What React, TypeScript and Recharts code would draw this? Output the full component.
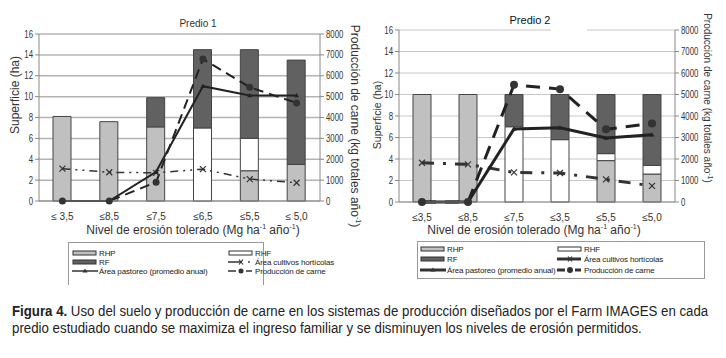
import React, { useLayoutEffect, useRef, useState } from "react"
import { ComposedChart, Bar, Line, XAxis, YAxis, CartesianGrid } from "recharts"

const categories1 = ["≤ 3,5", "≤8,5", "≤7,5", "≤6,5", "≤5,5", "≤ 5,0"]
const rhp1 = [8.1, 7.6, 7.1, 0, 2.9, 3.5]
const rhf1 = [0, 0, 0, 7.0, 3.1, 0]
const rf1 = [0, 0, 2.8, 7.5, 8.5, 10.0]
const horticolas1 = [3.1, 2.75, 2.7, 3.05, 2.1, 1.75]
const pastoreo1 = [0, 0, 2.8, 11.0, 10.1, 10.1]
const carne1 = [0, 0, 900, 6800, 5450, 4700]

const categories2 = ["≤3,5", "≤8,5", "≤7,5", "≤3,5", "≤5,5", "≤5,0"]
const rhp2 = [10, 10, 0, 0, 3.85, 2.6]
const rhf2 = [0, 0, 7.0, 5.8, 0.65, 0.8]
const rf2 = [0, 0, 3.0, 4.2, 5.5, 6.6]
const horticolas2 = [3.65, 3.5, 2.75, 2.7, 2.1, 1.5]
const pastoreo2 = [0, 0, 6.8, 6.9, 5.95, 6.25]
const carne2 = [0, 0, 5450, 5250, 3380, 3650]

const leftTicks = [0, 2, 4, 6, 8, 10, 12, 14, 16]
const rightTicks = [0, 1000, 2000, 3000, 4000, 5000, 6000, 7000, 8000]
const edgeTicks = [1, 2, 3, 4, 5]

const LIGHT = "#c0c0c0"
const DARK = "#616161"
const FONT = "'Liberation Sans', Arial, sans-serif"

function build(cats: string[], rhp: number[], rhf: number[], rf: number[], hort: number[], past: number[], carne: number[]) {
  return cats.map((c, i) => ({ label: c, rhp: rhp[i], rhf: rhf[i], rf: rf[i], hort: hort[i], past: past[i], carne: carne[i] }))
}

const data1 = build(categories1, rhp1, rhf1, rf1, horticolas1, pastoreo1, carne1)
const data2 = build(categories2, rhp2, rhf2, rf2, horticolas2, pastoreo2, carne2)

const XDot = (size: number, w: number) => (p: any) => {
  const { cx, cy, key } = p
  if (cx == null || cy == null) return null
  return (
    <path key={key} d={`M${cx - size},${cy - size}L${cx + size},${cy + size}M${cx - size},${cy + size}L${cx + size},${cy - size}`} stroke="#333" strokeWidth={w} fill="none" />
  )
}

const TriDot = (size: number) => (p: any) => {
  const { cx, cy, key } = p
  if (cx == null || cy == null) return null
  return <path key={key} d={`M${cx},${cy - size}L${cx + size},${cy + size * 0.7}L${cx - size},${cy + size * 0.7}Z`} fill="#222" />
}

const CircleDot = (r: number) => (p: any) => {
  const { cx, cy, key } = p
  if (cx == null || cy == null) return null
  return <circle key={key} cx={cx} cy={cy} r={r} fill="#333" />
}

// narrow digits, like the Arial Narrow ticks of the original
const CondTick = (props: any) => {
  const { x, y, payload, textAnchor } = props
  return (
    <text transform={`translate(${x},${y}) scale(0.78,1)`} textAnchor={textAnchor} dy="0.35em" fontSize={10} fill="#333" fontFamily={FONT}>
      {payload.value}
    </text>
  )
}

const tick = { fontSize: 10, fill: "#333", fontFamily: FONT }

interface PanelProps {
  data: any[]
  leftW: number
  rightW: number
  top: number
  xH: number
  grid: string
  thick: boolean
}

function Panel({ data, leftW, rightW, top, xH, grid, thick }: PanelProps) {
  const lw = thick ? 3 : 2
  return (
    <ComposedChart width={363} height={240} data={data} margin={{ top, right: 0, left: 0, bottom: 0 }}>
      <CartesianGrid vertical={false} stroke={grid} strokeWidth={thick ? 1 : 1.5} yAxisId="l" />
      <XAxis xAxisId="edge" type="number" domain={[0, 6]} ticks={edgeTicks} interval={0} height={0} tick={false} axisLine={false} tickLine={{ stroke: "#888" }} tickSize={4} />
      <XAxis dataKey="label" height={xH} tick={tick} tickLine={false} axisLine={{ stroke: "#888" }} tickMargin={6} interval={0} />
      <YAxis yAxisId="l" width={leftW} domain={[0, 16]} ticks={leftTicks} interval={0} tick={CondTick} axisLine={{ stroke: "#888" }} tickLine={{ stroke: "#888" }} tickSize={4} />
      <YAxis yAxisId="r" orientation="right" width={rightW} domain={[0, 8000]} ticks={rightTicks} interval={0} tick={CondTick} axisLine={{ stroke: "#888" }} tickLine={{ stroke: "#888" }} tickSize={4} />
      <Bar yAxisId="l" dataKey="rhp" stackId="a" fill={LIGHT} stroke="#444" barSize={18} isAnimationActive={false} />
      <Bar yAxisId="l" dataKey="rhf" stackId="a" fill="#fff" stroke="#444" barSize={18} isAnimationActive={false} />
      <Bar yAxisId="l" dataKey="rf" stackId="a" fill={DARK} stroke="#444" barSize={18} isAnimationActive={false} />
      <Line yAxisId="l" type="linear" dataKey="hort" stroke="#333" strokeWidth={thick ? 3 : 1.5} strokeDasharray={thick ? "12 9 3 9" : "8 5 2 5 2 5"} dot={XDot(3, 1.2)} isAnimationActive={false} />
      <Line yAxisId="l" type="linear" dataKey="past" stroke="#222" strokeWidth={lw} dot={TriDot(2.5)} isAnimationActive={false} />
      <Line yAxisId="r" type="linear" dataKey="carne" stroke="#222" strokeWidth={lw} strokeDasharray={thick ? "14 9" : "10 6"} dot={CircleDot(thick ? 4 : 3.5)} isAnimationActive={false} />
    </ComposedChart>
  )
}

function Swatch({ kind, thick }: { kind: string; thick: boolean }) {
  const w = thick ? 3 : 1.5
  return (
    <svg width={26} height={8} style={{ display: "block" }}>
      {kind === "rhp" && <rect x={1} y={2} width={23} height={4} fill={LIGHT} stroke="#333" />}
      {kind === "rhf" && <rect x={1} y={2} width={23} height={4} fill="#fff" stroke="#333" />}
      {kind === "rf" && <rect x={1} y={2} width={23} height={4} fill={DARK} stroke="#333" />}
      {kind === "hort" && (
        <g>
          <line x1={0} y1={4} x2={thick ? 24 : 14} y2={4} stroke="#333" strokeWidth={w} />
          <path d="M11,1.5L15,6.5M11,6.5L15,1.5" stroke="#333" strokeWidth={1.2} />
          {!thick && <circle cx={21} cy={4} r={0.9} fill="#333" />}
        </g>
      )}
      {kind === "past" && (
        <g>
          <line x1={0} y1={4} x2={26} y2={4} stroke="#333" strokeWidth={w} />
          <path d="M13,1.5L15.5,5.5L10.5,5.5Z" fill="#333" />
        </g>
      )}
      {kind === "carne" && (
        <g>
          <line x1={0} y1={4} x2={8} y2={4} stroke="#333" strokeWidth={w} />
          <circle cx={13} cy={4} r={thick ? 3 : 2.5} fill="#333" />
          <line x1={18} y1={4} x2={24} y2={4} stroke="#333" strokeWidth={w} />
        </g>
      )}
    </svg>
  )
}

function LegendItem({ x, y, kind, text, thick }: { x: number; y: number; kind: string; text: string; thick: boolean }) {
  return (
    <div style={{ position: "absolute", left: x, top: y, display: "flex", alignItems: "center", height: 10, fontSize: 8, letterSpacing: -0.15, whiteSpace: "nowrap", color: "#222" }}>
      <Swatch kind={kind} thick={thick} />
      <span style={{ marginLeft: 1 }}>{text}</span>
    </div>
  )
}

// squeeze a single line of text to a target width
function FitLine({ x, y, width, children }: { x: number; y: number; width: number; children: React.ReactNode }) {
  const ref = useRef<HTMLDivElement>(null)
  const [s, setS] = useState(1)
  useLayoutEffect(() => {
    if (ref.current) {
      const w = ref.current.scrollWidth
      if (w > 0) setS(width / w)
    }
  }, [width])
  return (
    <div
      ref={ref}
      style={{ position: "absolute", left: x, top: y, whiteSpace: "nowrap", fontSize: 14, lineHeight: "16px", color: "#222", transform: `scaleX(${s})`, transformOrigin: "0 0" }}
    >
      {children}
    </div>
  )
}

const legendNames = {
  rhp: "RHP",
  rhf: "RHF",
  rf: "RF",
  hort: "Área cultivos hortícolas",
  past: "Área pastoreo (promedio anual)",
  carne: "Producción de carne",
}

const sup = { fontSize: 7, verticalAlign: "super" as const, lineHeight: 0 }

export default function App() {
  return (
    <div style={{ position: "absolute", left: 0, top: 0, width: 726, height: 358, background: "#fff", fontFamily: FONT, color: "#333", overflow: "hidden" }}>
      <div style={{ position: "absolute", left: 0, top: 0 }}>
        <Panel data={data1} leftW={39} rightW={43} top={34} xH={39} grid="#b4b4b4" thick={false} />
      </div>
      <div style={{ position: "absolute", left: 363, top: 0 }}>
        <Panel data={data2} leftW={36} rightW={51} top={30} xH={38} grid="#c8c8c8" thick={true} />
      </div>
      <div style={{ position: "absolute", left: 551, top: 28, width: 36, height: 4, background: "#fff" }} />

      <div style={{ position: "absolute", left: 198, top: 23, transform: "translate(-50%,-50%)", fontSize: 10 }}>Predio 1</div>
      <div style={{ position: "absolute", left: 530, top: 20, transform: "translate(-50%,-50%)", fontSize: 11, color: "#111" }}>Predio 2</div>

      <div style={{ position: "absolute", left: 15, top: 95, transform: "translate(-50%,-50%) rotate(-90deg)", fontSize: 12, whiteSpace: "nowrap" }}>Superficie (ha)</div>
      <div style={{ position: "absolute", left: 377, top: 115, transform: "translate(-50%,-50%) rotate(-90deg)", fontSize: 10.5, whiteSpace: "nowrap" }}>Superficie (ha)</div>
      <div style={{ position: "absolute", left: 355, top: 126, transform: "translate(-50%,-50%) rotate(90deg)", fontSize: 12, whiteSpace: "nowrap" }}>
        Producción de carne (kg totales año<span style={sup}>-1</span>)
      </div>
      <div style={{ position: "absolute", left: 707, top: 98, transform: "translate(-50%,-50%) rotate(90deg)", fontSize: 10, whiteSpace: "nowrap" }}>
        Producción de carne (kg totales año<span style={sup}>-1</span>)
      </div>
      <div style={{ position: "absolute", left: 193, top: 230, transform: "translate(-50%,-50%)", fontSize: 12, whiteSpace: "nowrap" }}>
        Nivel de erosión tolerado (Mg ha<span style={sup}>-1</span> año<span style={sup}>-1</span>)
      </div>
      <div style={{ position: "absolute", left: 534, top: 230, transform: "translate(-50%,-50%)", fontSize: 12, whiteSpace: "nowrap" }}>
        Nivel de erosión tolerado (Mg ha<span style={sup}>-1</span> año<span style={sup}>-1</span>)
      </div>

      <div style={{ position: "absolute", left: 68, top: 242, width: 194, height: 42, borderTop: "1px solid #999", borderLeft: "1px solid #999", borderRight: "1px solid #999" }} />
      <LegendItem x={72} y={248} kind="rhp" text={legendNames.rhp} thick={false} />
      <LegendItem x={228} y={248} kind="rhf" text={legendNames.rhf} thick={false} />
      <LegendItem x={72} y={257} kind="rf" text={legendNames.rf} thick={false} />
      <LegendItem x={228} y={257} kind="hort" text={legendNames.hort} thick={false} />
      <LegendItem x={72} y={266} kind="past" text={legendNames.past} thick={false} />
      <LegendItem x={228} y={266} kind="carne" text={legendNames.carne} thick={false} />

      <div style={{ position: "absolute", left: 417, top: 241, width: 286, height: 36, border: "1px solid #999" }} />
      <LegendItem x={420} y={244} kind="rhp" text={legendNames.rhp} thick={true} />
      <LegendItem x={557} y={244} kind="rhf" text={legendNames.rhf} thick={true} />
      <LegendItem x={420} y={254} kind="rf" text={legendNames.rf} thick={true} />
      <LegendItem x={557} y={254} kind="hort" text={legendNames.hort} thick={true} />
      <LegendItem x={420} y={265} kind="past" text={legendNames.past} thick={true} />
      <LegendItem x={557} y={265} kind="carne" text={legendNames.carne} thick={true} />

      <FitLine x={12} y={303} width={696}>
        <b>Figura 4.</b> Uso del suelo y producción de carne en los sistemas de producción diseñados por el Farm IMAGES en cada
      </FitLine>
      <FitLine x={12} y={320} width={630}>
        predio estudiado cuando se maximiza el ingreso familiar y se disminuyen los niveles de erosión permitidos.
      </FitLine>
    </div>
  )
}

####

_Written exercise_: Return nothing but the lines running from the start of the data to the line with "XAxis, YAxis, CartesianGrid", please, both ends included and no pictures.

_Result of this task_:
What React, TypeScript and Recharts code would draw this? Output the full component.
import React, { useLayoutEffect, useRef, useState } from "react"
import { ComposedChart, Bar, Line, XAxis, YAxis, CartesianGrid } from "recharts"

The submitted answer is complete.